**Collected material**
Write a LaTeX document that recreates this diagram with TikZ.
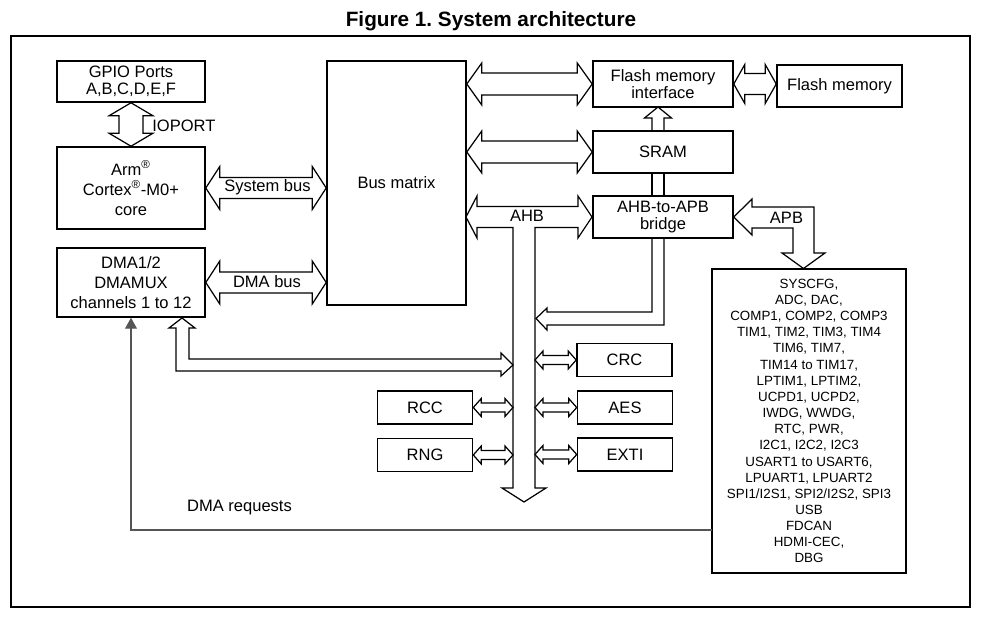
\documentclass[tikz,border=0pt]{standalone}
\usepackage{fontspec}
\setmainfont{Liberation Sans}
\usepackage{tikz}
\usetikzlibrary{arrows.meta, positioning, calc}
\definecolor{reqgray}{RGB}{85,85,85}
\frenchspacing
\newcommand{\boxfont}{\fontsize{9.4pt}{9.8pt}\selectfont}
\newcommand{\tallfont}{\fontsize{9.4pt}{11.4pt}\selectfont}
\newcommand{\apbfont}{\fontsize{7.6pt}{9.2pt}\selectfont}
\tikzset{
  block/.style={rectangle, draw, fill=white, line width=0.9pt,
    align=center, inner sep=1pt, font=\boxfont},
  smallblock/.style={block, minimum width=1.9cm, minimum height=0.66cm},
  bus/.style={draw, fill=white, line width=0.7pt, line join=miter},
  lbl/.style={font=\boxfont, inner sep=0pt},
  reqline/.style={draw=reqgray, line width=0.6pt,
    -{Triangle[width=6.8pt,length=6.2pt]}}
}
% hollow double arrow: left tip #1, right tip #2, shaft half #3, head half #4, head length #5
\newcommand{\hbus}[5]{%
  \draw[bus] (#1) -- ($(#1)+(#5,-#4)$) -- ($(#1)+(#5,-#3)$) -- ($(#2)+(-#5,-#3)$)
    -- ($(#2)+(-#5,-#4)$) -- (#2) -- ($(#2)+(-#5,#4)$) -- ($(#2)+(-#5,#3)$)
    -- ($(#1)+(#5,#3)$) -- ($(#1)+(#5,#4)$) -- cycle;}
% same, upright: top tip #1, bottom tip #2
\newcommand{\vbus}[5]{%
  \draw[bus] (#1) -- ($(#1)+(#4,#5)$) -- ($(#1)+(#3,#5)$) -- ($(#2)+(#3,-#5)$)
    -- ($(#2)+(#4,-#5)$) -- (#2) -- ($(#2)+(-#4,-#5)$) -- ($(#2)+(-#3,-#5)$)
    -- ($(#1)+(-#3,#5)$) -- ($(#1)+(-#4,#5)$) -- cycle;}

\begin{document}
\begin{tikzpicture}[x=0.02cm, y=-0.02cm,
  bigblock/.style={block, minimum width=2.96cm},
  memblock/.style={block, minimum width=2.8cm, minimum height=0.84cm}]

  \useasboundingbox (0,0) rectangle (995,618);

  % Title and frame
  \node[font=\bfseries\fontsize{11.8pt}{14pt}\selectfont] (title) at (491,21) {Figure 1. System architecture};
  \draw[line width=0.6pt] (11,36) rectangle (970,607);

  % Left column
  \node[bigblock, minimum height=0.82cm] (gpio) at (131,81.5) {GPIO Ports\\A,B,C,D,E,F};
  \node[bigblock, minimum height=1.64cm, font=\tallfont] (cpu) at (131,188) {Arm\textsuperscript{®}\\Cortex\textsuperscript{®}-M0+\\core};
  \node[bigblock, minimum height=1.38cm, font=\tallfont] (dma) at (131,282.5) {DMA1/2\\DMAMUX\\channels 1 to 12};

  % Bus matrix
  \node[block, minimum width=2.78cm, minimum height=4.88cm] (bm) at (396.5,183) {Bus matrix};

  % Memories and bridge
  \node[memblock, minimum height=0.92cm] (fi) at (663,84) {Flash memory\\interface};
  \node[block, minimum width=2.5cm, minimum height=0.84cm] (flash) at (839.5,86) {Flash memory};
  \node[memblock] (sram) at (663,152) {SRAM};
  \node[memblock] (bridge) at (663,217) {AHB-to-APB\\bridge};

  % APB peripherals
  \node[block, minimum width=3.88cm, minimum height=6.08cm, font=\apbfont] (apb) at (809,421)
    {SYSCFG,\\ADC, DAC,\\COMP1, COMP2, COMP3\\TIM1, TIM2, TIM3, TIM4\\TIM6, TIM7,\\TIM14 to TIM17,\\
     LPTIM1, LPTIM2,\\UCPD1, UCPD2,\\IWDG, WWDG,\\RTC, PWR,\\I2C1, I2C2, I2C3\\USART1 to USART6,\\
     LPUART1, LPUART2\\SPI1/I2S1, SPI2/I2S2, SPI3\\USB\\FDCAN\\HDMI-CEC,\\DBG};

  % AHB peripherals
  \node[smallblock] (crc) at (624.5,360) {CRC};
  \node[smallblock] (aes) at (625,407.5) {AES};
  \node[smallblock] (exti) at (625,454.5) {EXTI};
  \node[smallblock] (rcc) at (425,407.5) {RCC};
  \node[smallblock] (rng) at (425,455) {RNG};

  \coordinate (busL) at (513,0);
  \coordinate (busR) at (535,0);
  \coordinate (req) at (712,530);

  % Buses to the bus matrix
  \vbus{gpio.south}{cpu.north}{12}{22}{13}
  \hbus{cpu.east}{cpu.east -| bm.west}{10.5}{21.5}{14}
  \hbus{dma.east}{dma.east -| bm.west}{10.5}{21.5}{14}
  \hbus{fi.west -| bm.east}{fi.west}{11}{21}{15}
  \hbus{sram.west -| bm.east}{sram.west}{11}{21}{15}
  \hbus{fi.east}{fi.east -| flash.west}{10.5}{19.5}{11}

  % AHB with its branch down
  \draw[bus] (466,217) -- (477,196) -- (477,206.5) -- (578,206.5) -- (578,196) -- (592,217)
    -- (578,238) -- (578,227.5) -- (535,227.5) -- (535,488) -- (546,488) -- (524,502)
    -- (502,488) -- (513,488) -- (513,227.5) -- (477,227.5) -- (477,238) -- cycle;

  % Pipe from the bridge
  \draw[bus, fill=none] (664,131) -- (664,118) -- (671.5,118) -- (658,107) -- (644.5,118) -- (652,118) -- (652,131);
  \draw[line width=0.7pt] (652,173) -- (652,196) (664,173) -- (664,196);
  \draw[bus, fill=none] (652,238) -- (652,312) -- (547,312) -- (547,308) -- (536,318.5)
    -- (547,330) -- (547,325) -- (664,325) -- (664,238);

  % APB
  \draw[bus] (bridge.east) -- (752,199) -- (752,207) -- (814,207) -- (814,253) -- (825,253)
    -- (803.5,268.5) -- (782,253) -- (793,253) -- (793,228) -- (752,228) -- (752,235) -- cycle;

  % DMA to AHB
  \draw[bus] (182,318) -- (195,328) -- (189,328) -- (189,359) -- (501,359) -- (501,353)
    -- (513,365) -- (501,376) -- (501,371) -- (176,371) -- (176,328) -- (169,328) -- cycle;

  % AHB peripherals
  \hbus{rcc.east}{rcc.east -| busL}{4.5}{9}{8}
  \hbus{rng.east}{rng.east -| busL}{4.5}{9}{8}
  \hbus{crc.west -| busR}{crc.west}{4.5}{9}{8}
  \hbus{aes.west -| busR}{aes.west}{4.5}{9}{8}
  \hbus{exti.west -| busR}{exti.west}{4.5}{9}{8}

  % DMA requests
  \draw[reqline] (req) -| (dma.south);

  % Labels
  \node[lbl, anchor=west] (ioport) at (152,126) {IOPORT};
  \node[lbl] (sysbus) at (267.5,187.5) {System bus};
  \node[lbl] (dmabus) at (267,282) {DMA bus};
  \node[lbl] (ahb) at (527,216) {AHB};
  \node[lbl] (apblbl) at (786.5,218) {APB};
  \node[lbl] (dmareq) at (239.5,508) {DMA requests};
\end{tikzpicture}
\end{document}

**What to produce**
Copy the whole listing above word for word but do not carry over the pictures.

**Result of the task**
Write a LaTeX document that recreates this diagram with TikZ.
\documentclass[tikz,border=0pt]{standalone}
\usepackage{fontspec}
\setmainfont{Liberation Sans}
\usepackage{tikz}
\usetikzlibrary{arrows.meta, positioning, calc}
\definecolor{reqgray}{RGB}{85,85,85}
\frenchspacing
\newcommand{\boxfont}{\fontsize{9.4pt}{9.8pt}\selectfont}
\newcommand{\tallfont}{\fontsize{9.4pt}{11.4pt}\selectfont}
\newcommand{\apbfont}{\fontsize{7.6pt}{9.2pt}\selectfont}
\tikzset{
  block/.style={rectangle, draw, fill=white, line width=0.9pt,
    align=center, inner sep=1pt, font=\boxfont},
  smallblock/.style={block, minimum width=1.9cm, minimum height=0.66cm},
  bus/.style={draw, fill=white, line width=0.7pt, line join=miter},
  lbl/.style={font=\boxfont, inner sep=0pt},
  reqline/.style={draw=reqgray, line width=0.6pt,
    -{Triangle[width=6.8pt,length=6.2pt]}}
}
% hollow double arrow: left tip #1, right tip #2, shaft half #3, head half #4, head length #5
\newcommand{\hbus}[5]{%
  \draw[bus] (#1) -- ($(#1)+(#5,-#4)$) -- ($(#1)+(#5,-#3)$) -- ($(#2)+(-#5,-#3)$)
    -- ($(#2)+(-#5,-#4)$) -- (#2) -- ($(#2)+(-#5,#4)$) -- ($(#2)+(-#5,#3)$)
    -- ($(#1)+(#5,#3)$) -- ($(#1)+(#5,#4)$) -- cycle;}
% same, upright: top tip #1, bottom tip #2
\newcommand{\vbus}[5]{%
  \draw[bus] (#1) -- ($(#1)+(#4,#5)$) -- ($(#1)+(#3,#5)$) -- ($(#2)+(#3,-#5)$)
    -- ($(#2)+(#4,-#5)$) -- (#2) -- ($(#2)+(-#4,-#5)$) -- ($(#2)+(-#3,-#5)$)
    -- ($(#1)+(-#3,#5)$) -- ($(#1)+(-#4,#5)$) -- cycle;}

\begin{document}
\begin{tikzpicture}[x=0.02cm, y=-0.02cm,
  bigblock/.style={block, minimum width=2.96cm},
  memblock/.style={block, minimum width=2.8cm, minimum height=0.84cm}]

  \useasboundingbox (0,0) rectangle (995,618);

  % Title and frame
  \node[font=\bfseries\fontsize{11.8pt}{14pt}\selectfont] (title) at (491,21) {Figure 1. System architecture};
  \draw[line width=0.6pt] (11,36) rectangle (970,607);

  % Left column
  \node[bigblock, minimum height=0.82cm] (gpio) at (131,81.5) {GPIO Ports\\A,B,C,D,E,F};
  \node[bigblock, minimum height=1.64cm, font=\tallfont] (cpu) at (131,188) {Arm\textsuperscript{®}\\Cortex\textsuperscript{®}-M0+\\core};
  \node[bigblock, minimum height=1.38cm, font=\tallfont] (dma) at (131,282.5) {DMA1/2\\DMAMUX\\channels 1 to 12};

  % Bus matrix
  \node[block, minimum width=2.78cm, minimum height=4.88cm] (bm) at (396.5,183) {Bus matrix};

  % Memories and bridge
  \node[memblock, minimum height=0.92cm] (fi) at (663,84) {Flash memory\\interface};
  \node[block, minimum width=2.5cm, minimum height=0.84cm] (flash) at (839.5,86) {Flash memory};
  \node[memblock] (sram) at (663,152) {SRAM};
  \node[memblock] (bridge) at (663,217) {AHB-to-APB\\bridge};

  % APB peripherals
  \node[block, minimum width=3.88cm, minimum height=6.08cm, font=\apbfont] (apb) at (809,421)
    {SYSCFG,\\ADC, DAC,\\COMP1, COMP2, COMP3\\TIM1, TIM2, TIM3, TIM4\\TIM6, TIM7,\\TIM14 to TIM17,\\
     LPTIM1, LPTIM2,\\UCPD1, UCPD2,\\IWDG, WWDG,\\RTC, PWR,\\I2C1, I2C2, I2C3\\USART1 to USART6,\\
     LPUART1, LPUART2\\SPI1/I2S1, SPI2/I2S2, SPI3\\USB\\FDCAN\\HDMI-CEC,\\DBG};

  % AHB peripherals
  \node[smallblock] (crc) at (624.5,360) {CRC};
  \node[smallblock] (aes) at (625,407.5) {AES};
  \node[smallblock] (exti) at (625,454.5) {EXTI};
  \node[smallblock] (rcc) at (425,407.5) {RCC};
  \node[smallblock] (rng) at (425,455) {RNG};

  \coordinate (busL) at (513,0);
  \coordinate (busR) at (535,0);
  \coordinate (req) at (712,530);

  % Buses to the bus matrix
  \vbus{gpio.south}{cpu.north}{12}{22}{13}
  \hbus{cpu.east}{cpu.east -| bm.west}{10.5}{21.5}{14}
  \hbus{dma.east}{dma.east -| bm.west}{10.5}{21.5}{14}
  \hbus{fi.west -| bm.east}{fi.west}{11}{21}{15}
  \hbus{sram.west -| bm.east}{sram.west}{11}{21}{15}
  \hbus{fi.east}{fi.east -| flash.west}{10.5}{19.5}{11}

  % AHB with its branch down
  \draw[bus] (466,217) -- (477,196) -- (477,206.5) -- (578,206.5) -- (578,196) -- (592,217)
    -- (578,238) -- (578,227.5) -- (535,227.5) -- (535,488) -- (546,488) -- (524,502)
    -- (502,488) -- (513,488) -- (513,227.5) -- (477,227.5) -- (477,238) -- cycle;

  % Pipe from the bridge
  \draw[bus, fill=none] (664,131) -- (664,118) -- (671.5,118) -- (658,107) -- (644.5,118) -- (652,118) -- (652,131);
  \draw[line width=0.7pt] (652,173) -- (652,196) (664,173) -- (664,196);
  \draw[bus, fill=none] (652,238) -- (652,312) -- (547,312) -- (547,308) -- (536,318.5)
    -- (547,330) -- (547,325) -- (664,325) -- (664,238);

  % APB
  \draw[bus] (bridge.east) -- (752,199) -- (752,207) -- (814,207) -- (814,253) -- (825,253)
    -- (803.5,268.5) -- (782,253) -- (793,253) -- (793,228) -- (752,228) -- (752,235) -- cycle;

  % DMA to AHB
  \draw[bus] (182,318) -- (195,328) -- (189,328) -- (189,359) -- (501,359) -- (501,353)
    -- (513,365) -- (501,376) -- (501,371) -- (176,371) -- (176,328) -- (169,328) -- cycle;

  % AHB peripherals
  \hbus{rcc.east}{rcc.east -| busL}{4.5}{9}{8}
  \hbus{rng.east}{rng.east -| busL}{4.5}{9}{8}
  \hbus{crc.west -| busR}{crc.west}{4.5}{9}{8}
  \hbus{aes.west -| busR}{aes.west}{4.5}{9}{8}
  \hbus{exti.west -| busR}{exti.west}{4.5}{9}{8}

  % DMA requests
  \draw[reqline] (req) -| (dma.south);

  % Labels
  \node[lbl, anchor=west] (ioport) at (152,126) {IOPORT};
  \node[lbl] (sysbus) at (267.5,187.5) {System bus};
  \node[lbl] (dmabus) at (267,282) {DMA bus};
  \node[lbl] (ahb) at (527,216) {AHB};
  \node[lbl] (apblbl) at (786.5,218) {APB};
  \node[lbl] (dmareq) at (239.5,508) {DMA requests};
\end{tikzpicture}
\end{document}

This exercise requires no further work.